%%

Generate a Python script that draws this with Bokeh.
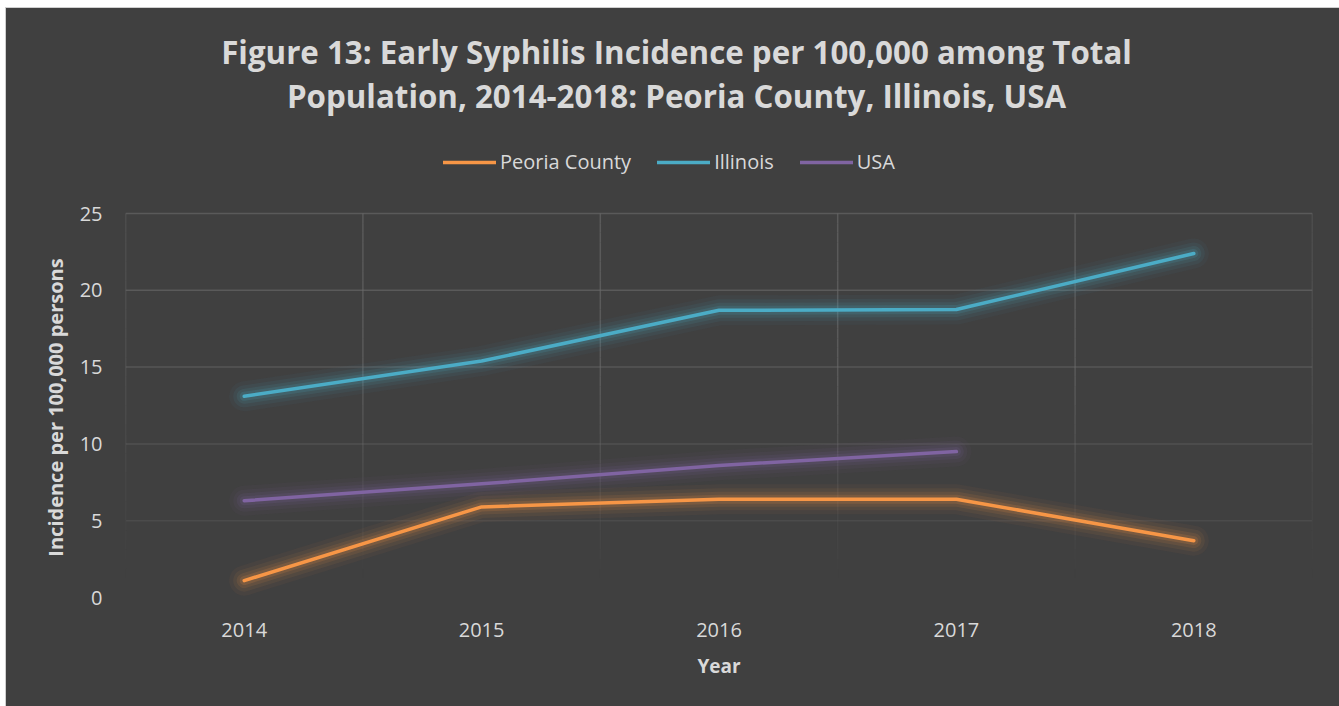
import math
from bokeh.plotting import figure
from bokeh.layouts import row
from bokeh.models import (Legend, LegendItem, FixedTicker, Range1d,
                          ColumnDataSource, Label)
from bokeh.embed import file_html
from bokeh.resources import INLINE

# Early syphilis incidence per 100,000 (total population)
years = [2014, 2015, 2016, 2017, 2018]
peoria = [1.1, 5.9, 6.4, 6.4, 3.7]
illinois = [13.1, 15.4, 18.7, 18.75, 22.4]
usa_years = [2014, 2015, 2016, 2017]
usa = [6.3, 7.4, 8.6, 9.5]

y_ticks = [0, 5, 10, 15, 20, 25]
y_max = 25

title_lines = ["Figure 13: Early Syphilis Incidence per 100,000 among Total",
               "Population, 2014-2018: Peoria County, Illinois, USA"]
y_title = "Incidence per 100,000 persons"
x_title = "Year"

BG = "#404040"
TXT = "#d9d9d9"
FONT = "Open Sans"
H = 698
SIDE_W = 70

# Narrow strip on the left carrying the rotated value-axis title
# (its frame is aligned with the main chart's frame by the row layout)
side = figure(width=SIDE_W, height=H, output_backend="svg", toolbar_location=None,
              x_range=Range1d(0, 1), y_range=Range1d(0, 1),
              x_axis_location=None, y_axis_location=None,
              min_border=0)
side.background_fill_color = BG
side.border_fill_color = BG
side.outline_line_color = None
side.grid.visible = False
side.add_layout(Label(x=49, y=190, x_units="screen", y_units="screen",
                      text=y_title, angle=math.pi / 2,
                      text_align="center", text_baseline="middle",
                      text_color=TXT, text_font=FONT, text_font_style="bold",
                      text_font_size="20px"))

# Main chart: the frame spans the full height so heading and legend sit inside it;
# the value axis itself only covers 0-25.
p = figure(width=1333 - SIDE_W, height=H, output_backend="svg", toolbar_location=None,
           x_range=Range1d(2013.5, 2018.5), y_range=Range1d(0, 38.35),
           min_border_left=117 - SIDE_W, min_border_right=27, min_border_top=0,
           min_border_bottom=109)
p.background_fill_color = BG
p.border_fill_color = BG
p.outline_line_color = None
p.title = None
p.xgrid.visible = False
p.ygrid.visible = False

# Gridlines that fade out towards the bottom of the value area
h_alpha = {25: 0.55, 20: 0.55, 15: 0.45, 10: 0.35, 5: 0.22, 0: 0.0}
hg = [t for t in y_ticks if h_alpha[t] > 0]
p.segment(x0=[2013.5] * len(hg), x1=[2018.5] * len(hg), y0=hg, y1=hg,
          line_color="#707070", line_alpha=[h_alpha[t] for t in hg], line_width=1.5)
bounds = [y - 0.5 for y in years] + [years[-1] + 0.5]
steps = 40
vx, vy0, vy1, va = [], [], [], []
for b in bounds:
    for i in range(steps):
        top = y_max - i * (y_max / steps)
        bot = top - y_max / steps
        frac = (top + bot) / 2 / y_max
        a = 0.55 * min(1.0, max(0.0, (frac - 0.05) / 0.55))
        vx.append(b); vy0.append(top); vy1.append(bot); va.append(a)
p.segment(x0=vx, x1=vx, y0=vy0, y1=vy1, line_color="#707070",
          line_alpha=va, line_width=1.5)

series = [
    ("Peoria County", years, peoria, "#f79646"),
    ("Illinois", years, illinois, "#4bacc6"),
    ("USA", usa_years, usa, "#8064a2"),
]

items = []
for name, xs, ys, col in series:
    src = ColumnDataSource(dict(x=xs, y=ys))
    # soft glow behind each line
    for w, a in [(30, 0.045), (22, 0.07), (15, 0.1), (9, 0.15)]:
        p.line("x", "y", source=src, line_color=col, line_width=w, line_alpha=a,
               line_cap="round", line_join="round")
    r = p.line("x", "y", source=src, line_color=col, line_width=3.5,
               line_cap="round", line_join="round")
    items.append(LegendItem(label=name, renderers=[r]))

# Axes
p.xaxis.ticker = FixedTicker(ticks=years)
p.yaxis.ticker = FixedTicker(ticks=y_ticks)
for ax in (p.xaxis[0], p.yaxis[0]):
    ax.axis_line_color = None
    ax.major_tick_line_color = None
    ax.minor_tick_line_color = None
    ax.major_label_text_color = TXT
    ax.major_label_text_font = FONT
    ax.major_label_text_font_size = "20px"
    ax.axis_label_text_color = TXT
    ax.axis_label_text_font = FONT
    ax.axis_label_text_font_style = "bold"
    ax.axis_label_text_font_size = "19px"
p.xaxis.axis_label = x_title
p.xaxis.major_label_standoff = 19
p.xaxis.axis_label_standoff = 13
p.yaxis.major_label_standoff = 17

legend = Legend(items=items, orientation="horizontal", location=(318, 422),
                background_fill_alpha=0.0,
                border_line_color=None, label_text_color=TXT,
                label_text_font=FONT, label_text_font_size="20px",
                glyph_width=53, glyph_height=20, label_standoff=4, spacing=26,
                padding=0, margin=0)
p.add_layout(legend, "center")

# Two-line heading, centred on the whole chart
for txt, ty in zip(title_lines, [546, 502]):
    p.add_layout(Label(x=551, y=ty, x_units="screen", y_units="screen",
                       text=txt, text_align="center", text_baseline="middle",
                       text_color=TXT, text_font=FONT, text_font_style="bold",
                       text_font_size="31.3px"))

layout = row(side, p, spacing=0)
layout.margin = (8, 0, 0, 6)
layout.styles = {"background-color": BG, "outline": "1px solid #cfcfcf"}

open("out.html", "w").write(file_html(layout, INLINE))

%%
%%

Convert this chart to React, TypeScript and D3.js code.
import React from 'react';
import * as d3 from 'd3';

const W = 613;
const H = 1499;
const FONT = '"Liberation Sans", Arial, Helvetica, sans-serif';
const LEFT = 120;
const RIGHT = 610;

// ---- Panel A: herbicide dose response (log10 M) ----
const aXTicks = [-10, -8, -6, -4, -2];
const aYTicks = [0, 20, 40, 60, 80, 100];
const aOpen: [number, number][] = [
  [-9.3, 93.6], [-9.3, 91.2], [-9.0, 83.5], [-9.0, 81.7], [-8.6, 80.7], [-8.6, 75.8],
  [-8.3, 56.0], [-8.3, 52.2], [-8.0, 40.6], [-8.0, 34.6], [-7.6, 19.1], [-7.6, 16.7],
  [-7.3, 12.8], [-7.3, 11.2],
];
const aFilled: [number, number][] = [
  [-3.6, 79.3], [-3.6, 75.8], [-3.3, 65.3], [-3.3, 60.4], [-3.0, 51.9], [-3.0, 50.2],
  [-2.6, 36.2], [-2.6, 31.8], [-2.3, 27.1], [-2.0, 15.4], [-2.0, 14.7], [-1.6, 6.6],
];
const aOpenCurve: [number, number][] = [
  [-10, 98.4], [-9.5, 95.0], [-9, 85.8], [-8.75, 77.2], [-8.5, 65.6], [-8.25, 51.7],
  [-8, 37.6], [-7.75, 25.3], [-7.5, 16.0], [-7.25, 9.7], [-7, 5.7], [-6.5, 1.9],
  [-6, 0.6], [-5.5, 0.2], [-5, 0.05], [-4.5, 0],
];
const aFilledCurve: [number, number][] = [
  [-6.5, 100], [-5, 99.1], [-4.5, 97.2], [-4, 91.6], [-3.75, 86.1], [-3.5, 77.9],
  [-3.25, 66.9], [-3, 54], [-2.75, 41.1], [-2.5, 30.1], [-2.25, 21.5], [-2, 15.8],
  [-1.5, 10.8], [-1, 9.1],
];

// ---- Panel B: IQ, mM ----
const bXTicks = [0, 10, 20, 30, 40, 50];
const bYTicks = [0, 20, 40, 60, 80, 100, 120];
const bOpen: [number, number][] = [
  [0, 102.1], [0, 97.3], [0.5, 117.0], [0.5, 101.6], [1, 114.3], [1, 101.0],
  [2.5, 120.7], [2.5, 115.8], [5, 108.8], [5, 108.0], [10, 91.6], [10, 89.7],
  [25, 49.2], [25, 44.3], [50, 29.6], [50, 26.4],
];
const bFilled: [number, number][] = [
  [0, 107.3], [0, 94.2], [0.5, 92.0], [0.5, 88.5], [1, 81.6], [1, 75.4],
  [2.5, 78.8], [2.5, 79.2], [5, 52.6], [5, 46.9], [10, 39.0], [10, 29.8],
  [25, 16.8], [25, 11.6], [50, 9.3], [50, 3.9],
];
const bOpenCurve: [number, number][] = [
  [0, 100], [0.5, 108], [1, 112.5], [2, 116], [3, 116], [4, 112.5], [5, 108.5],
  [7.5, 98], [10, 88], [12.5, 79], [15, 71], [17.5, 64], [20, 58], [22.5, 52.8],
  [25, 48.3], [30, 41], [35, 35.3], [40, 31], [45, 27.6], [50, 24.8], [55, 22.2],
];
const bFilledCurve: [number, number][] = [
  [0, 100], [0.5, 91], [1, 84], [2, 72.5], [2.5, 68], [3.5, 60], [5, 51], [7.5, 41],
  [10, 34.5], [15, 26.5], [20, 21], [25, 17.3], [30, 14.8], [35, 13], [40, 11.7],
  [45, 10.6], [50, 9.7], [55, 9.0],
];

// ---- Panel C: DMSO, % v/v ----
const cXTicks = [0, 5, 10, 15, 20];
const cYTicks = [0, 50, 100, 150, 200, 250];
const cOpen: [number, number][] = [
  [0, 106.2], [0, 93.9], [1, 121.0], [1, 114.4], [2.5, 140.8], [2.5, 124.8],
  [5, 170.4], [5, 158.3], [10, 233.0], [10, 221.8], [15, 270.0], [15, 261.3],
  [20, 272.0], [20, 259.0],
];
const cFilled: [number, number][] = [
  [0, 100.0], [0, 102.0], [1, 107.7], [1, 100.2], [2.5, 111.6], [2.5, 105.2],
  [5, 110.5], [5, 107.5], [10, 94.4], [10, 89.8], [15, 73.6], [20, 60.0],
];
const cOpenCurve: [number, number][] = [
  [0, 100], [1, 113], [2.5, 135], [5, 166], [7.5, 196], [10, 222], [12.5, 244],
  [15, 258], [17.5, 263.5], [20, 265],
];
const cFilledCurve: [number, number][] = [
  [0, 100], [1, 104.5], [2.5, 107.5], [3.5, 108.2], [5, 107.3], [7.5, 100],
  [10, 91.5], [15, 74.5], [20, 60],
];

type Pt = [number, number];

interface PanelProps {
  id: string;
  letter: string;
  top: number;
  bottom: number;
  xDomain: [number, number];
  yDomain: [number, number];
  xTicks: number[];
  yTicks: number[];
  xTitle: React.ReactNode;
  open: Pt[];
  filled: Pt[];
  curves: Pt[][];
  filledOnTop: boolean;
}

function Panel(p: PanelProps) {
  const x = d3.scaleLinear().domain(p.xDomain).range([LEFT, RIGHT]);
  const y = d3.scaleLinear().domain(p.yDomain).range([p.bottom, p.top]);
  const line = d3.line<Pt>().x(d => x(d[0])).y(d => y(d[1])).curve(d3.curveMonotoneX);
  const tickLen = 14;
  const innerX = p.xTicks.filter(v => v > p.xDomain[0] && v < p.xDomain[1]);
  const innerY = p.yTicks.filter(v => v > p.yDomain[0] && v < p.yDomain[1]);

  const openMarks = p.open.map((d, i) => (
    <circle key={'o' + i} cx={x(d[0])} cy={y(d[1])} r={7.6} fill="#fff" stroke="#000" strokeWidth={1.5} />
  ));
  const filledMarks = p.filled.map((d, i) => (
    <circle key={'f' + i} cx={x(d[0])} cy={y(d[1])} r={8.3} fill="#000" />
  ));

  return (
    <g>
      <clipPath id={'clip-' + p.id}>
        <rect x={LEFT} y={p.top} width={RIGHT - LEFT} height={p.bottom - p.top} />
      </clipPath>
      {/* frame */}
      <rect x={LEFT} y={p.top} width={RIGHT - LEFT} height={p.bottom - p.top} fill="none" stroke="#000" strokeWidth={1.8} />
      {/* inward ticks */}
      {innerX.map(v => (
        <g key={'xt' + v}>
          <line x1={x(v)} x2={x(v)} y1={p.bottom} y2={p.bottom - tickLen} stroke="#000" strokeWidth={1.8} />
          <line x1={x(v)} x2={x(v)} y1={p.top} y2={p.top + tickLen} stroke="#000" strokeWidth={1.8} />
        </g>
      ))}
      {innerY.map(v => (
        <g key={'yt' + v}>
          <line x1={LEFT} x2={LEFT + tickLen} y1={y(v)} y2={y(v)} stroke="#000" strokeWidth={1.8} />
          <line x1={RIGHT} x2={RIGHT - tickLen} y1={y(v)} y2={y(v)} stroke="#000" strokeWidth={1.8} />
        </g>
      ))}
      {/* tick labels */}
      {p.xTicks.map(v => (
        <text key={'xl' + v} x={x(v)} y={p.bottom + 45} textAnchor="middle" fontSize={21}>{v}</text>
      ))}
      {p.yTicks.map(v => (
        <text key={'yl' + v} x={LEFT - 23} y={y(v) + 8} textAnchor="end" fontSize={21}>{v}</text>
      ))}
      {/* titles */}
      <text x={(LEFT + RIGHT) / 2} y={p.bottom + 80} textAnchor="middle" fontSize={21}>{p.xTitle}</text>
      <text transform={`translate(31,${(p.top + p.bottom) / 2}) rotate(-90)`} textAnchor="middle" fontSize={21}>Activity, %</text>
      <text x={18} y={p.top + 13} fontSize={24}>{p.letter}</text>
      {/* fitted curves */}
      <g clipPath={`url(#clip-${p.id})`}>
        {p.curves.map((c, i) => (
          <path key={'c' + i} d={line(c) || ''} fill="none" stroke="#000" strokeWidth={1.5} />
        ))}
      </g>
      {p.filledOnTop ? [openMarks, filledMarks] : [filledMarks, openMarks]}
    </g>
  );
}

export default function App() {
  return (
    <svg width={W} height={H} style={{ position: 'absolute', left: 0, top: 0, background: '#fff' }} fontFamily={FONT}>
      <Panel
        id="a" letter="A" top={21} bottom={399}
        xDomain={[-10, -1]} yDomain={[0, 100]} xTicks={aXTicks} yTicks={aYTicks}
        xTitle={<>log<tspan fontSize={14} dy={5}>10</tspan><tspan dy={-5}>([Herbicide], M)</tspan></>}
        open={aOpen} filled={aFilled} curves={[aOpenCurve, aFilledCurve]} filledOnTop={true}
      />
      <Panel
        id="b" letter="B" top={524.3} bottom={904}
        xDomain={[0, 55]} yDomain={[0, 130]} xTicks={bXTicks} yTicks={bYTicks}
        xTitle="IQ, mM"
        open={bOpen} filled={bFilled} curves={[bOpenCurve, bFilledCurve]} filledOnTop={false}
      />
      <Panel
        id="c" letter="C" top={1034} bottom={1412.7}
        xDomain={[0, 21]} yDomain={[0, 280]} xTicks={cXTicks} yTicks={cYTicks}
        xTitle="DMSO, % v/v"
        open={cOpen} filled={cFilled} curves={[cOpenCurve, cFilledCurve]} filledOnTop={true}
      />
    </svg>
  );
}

%%

Begin at the line that has "Generate a Python", stop after the line that has "SIDE_W = 70", and reproduce every line between them exactly and nothing else. Pictures stay out of the copy.

Reply:
Generate a Python script that draws this with Bokeh.
import math
from bokeh.plotting import figure
from bokeh.layouts import row
from bokeh.models import (Legend, LegendItem, FixedTicker, Range1d,
                          ColumnDataSource, Label)
from bokeh.embed import file_html
from bokeh.resources import INLINE

# Early syphilis incidence per 100,000 (total population)
years = [2014, 2015, 2016, 2017, 2018]
peoria = [1.1, 5.9, 6.4, 6.4, 3.7]
illinois = [13.1, 15.4, 18.7, 18.75, 22.4]
usa_years = [2014, 2015, 2016, 2017]
usa = [6.3, 7.4, 8.6, 9.5]

y_ticks = [0, 5, 10, 15, 20, 25]
y_max = 25

title_lines = ["Figure 13: Early Syphilis Incidence per 100,000 among Total",
               "Population, 2014-2018: Peoria County, Illinois, USA"]
y_title = "Incidence per 100,000 persons"
x_title = "Year"

BG = "#404040"
TXT = "#d9d9d9"
FONT = "Open Sans"
H = 698
SIDE_W = 70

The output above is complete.